Roving Periscope: After the OIC failure’, Muslim leaders urge the UNSC’s P-5 for Gaza peace
Virendra Pandit
New Delhi: In March 2023, China surprised the West by brokering a peace deal between Saudi Arabia and Iran, marking Beijing’s entry into the world’s hottest geopolitical hotspot it thought America had abandoned.
But, the Hamas invasion of Israel on October 7 brought the USA back into the murky waters of the Middle East. With the near-destruction of the Gaza Strip and nearly 14,000 deaths later, the Middle East has turned to the United Nations Security Council (NSC)’s P-5 nations, and China in particular, to douse fires in the medieval inferno.

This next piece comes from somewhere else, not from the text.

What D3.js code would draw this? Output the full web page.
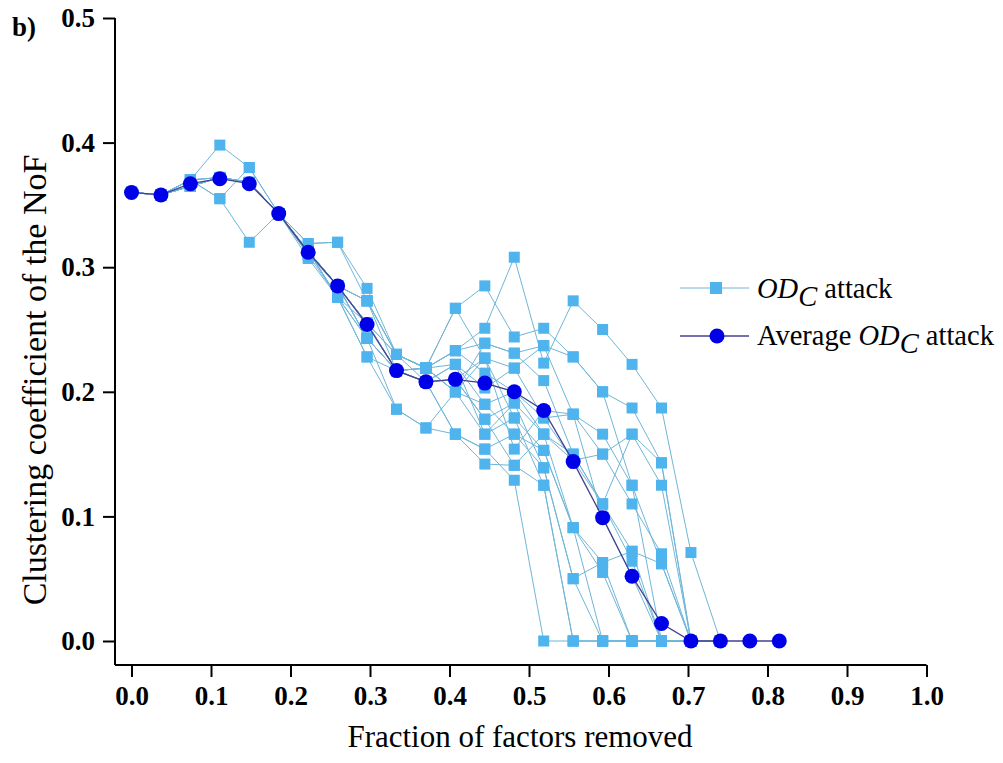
<!DOCTYPE html>
<html><head><meta charset="utf-8">
<script src="https://cdn.jsdelivr.net/npm/d3@7"></script>
<style>body{margin:0;background:#fff}svg{display:block}</style>
</head><body>
<svg id="c" width="1003" height="763"></svg>
<script>
// x positions: fraction of factors removed (k/27)
const xValues = d3.range(0, 23).map(k => k / 27);
const xTicks = [0, 0.1, 0.2, 0.3, 0.4, 0.5, 0.6, 0.7, 0.8, 0.9, 1.0];
const yTicks = [0, 0.1, 0.2, 0.3, 0.4, 0.5];

// average OD_C attack
const avgValues = [0.360, 0.358, 0.367, 0.371, 0.367, 0.343, 0.312, 0.285, 0.254, 0.217, 0.208, 0.210, 0.207, 0.200, 0.185, 0.144, 0.099, 0.052, 0.014, 0, 0, 0, 0];

// individual OD_C attack runs
const run1  = [0.36,0.358,0.370,0.398,0.380,0.343,0.319,0.320,0.283,0.230,0.219,0.267,0.285,0.244,0.251,0.228,0.200,0.187,0.143,0,0];
const run2  = [0.36,0.358,0.370,0.355,0.320,0.343,0.310,0.276,0.228,0.186,0.171,0.166,0.154,0.129,0,0,0,0,0,0,0];
const run3  = [0.36,0.358,0.370,0.355,0.380,0.343,0.310,0.285,0.273,0.230,0.219,0.233,0.251,0.308,0.223,0.273,0.250,0.222,0.187,0.071,0];
const run4  = [0.36,0.358,0.370,0.372,0.368,0.343,0.307,0.276,0.243,0.217,0.208,0.222,0.190,0.166,0.139,0.050,0,0,0,0,0];
const run5  = [0.36,0.358,0.370,0.372,0.368,0.343,0.319,0.320,0.273,0.230,0.219,0.200,0.227,0.219,0.237,0.182,0.166,0.125,0.062,0,0];
const run6  = [0.36,0.358,0.370,0.372,0.368,0.343,0.313,0.285,0.255,0.217,0.208,0.210,0.178,0.191,0.166,0.091,0.055,0,0,0,0];
const run7  = [0.36,0.358,0.365,0.372,0.368,0.343,0.313,0.285,0.243,0.186,0.171,0.200,0.239,0.231,0.209,0.150,0.110,0.064,0,0,0];
const run8  = [0.36,0.358,0.365,0.372,0.368,0.343,0.313,0.276,0.228,0.217,0.219,0.233,0.215,0.200,0.179,0.145,0.150,0.110,0.070,0,0];
const run9  = [0.36,0.358,0.365,0.372,0.368,0.343,0.313,0.285,0.255,0.230,0.208,0.166,0.142,0.141,0.125,0,0,0,0,0,0];
const run10 = [0.36,0.358,0.365,0.372,0.368,0.343,0.313,0.285,0.273,0.217,0.219,0.222,0.166,0.179,0.153,0.091,0.063,0.072,0,0,0];
const run11 = [0.36,0.358,0.365,0.372,0.368,0.343,0.313,0.276,0.243,0.217,0.208,0.210,0.227,0.154,0.185,0.182,0.099,0.052,0,0,0];
const run12 = [0.36,0.358,0.365,0.372,0.368,0.343,0.313,0.285,0.255,0.217,0.219,0.200,0.190,0.200,0.166,0.150,0.110,0.166,0.125,0,0];
const run13 = [0.36,0.358,0.365,0.372,0.368,0.343,0.313,0.285,0.243,0.217,0.219,0.233,0.239,0.231,0.237,0.228,0.200,0.125,0,0,0];
const run14 = [0.36,0.358,0.365,0.372,0.368,0.343,0.313,0.285,0.255,0.217,0.208,0.222,0.203,0.219,0.179,0.182,0.150,0.166,0.143,0,0];
const run15 = [0.36,0.358,0.365,0.372,0.368,0.343,0.313,0.276,0.255,0.230,0.219,0.200,0.166,0.191,0.139,0.050,0.063,0,0,0,0];
const run16 = [0.36,0.358,0.365,0.372,0.368,0.343,0.313,0.285,0.243,0.217,0.208,0.166,0.154,0.166,0.153,0.091,0,0,0,0,0];
const run17 = [0.36,0.358,0.365,0.372,0.368,0.343,0.313,0.285,0.273,0.230,0.219,0.267,0.227,0.179,0.125,0,0,0,0,0,0];
const run18 = [0.36,0.358,0.365,0.372,0.368,0.343,0.313,0.285,0.255,0.217,0.208,0.210,0.178,0.141,0.166,0.145,0.110,0.072,0.062,0,0];
const runs = [run1, run2, run3, run4, run5, run6, run7, run8, run9, run10, run11, run12, run13, run14, run15, run16, run17, run18];

const svg = d3.select("#c");
const x = d3.scaleLinear().domain([0, 1]).range([131.5, 926.5]);
const y = d3.scaleLinear().domain([0, 0.5]).range([641, 18]);
const axisX0 = 115, axisY0 = 665;

const serif = "'Liberation Serif','Times New Roman',serif";

// individual runs: lines
const line = d3.line().x((d, i) => x(xValues[i])).y(d => y(d));
const gRuns = svg.append("g");
runs.forEach(r => {
  gRuns.append("path").attr("d", line(r)).attr("fill", "none")
    .attr("stroke", "#6fb6d8").attr("stroke-width", 1);
});
runs.forEach(r => {
  gRuns.selectAll(null).data(r).enter().append("rect")
    .attr("x", (d, i) => x(xValues[i]) - 5.5).attr("y", d => y(d) - 5.5)
    .attr("width", 11).attr("height", 11).attr("fill", "#4fb4ee");
});

// average
svg.append("path").attr("d", line(avgValues)).attr("fill", "none")
  .attr("stroke", "#44418e").attr("stroke-width", 1.3);
svg.append("g").selectAll("circle").data(avgValues).enter().append("circle")
  .attr("cx", (d, i) => x(xValues[i])).attr("cy", d => y(d)).attr("r", 7.5)
  .attr("fill", "#0000e8");

// axes
const yAxis = d3.axisLeft(y).tickValues(yTicks).tickFormat(d3.format(".1f")).tickSize(12).tickPadding(8);
const gy = svg.append("g").attr("transform", `translate(${axisX0},0)`).call(yAxis);
gy.select(".domain").remove();
svg.append("line").attr("x1", axisX0).attr("x2", axisX0).attr("y1", 18).attr("y2", axisY0)
  .attr("stroke", "#000").attr("stroke-width", 2);

const xAxis = d3.axisBottom(x).tickValues(xTicks).tickFormat(d3.format(".1f")).tickSize(12).tickPadding(9);
const gx = svg.append("g").attr("transform", `translate(0,${axisY0})`).call(xAxis);
gx.select(".domain").remove();
svg.append("line").attr("x1", axisX0).attr("x2", x(1)).attr("y1", axisY0).attr("y2", axisY0)
  .attr("stroke", "#000").attr("stroke-width", 2);

[gx, gy].forEach(g => {
  g.selectAll(".tick line").attr("stroke", "#000").attr("stroke-width", 2);
  g.selectAll(".tick text").attr("font-family", serif).attr("font-weight", "bold")
    .attr("font-size", 27).attr("fill", "#000");
});

// titles
svg.append("text").attr("x", 520).attr("y", 747).attr("text-anchor", "middle")
  .attr("font-family", serif).attr("font-size", 31).text("Fraction of factors removed");
svg.append("text").attr("transform", "translate(46,380) rotate(-90)").attr("text-anchor", "middle")
  .attr("font-family", serif).attr("font-size", 34).text("Clustering coefficient of the NoF");
svg.append("text").attr("x", 12).attr("y", 36).attr("font-family", serif)
  .attr("font-weight", "bold").attr("font-size", 27).text("b)");

// legend
const lg = svg.append("g");
lg.append("line").attr("x1", 680).attr("x2", 749).attr("y1", 288).attr("y2", 288)
  .attr("stroke", "#6fb6d8").attr("stroke-width", 1);
lg.append("rect").attr("x", 710).attr("y", 282).attr("width", 12).attr("height", 12).attr("fill", "#4fb4ee");
lg.append("line").attr("x1", 680).attr("x2", 749).attr("y1", 336).attr("y2", 336)
  .attr("stroke", "#44418e").attr("stroke-width", 1.3);
lg.append("circle").attr("cx", 717).attr("cy", 336).attr("r", 7.5).attr("fill", "#0000e8");

function legendText(yPos, prefix) {
  const t = lg.append("text").attr("x", 757).attr("y", yPos).attr("font-family", serif).attr("font-size", 28.5);
  if (prefix) t.append("tspan").text(prefix);
  t.append("tspan").attr("font-style", "italic").text("OD");
  t.append("tspan").attr("font-style", "italic").attr("dy", 8).text("C");
  t.append("tspan").attr("dy", -8).text(" attack");
}
legendText(298, null);
legendText(345, "Average ");
</script>
</body></html>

Forty-five days after the war broke out, the Muslim leaders are visiting the five veto-holding permanent members of the UNSC– the US, UK, France, Russia, and China–to push Israel into a ceasefire.
With this objective, the leaders of the Middle East have started visiting the P-5 members’ capitals. This development came within days of the fast-changing geopolitical scenario. Recently, the 57-nation Organization of Islamic Cooperation (OIC) conference on the issue almost failed amid internal differences within the Ummah (Brotherhood).
Among the Sunni nations, the Arab faction, led by Saudi Arabia, and the non-Arab bloc led by Turkey had a difference of opinions. Even the Shia Iran, after haranguing Israel and provoking Shia Hezbollah for weeks, quietly left the Sunni Hamas to face the death and destruction unleashed on the Gaza Strip. In other words, the Muslim world failed to put its act together.
The international community must shoulder responsibility to stop Israel’s violations in Gaza, Saudi Arabia’s foreign minister Prince Faisal bin Farhan said on Monday during a meeting between China’s foreign minister and ministers from Arab and Islamic countries.
The Saudi foreign minister and his counterparts from Arab and Islamic nations arrived in Beijing on Monday on the first leg of a tour to the permanent member states of the United Nations Security Council to push for an immediate ceasefire and to allow humanitarian aid into the territory, the media reported.
During a meeting with diplomats in Beijing, Prince Faisal called for more international efforts to end the war on Gaza and save lives.
“We are here to send a clear signal: that is we must immediately stop the fighting and the killings, we must immediately deliver humanitarian supplies to Gaza.”
“We aspire to cooperate with China and other countries that understand the seriousness of the situation to end the war,” Prince Faisal added.
He pointed to the dangerous escalations in Gaza that require effective international action to end the violence.
China’s foreign minister Wang Yi said Beijing is willing to work to help “restore peace in the Middle East.”
“Let us work together to quickly cool down the situation in Gaza and restore peace in the Middle East as soon as possible,” Wang told foreign ministers in opening remarks in Beijing.
Chinese Foreign Minister Wang Yi met with his counterparts from Saudi Arabia, Palestine, Egypt, Jordan, and Indonesia in Beijing.
He noted that Beijing was a “good friend and brother of Arab and Muslim countries,” adding it has “always firmly supported the just cause of the Palestinian people to restore their legitimate national rights and interests.”
He called on the international community to take urgent action to stop the “humanitarian disaster” unfolding in Gaza and prevent this tragedy from spreading.
“The situation in Gaza affects all countries around the world, questioning the human sense of right and wrong and humanity’s bottom line,” he said.
Beijing has deepened alliances with non-Western-led multilateral groups such as the BRICS bloc of nations while strengthening ties with countries in the Middle East and the Global South.
On Monday, Wang added China will work to “quell the fighting in Gaza as soon as possible, alleviate the humanitarian crisis, and promote an early, comprehensive, just and lasting settlement of the Palestinian issue.”
The officials holding meetings with China’s Yi on Monday are from Saudi Arabia, Jordan, Egypt, Indonesia, Palestine, and the Organization of Islamic Cooperation, among others.